Really? What if I have a theory that I want another person's property, or that I want to hurt someone? Surely it is necessary to coerce people with actions and words in these cases. Isn't that what every mature human being learns to do...coerce themselves? Don't we supress our more primitive actions in favor of our more sublime? Even so, do we escape our more primitive theories?

Is there such a gulf between what goes on in our own mind and what goes on in our societies? Perhaps you should think a while on how "independent" you thick a line do you draw between yourself and the rest of the world? Is such a line rational, or do we share more than we might think? I believe people live out their lives, to a great extent, in the lives of the people that surround them...we live in each other's cognitive and emotional universes.

Given this, and your insistence that we cannot "force" people to think or act a certian way...what are our options? Do we let the wolf eat our children?

>Negative. What we want to do is let people *choose*, but not *fend*
>for themselves -- as Huxley says in _Brave New World Revisited_: "But
>societies are composed of individuals and are good only insofar as
>they help individuals to realize their potentialities and to lead a
>happy and creative life".

Agreed. But, I wonder what Huxley's definitions of happy and creative are. In my experience, people tend to define these things as "more like me" or "more in a way that I feel superior".

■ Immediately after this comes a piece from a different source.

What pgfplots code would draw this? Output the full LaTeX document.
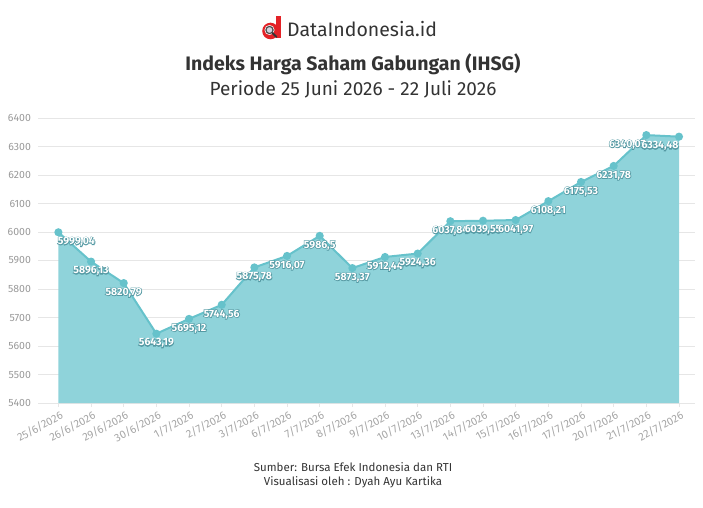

> Smacking people silly is exactly a step in
>the wrong direction -- instead of punishing individuals for mistakes,
>we should be helping them to learn from them; indeed doing all that we
>can to place individuals in non-coercive learning environments.

Agreed, but what do you do with people who don't respect other people's rights? What do you do with people that coerce their peers and lessers. If everyone were as you would like, there would be no need for authority...but we aren't all like that, are we?

>Incorrect. BNW is a "utopia" where everyone gets what you tell and
>train them to want.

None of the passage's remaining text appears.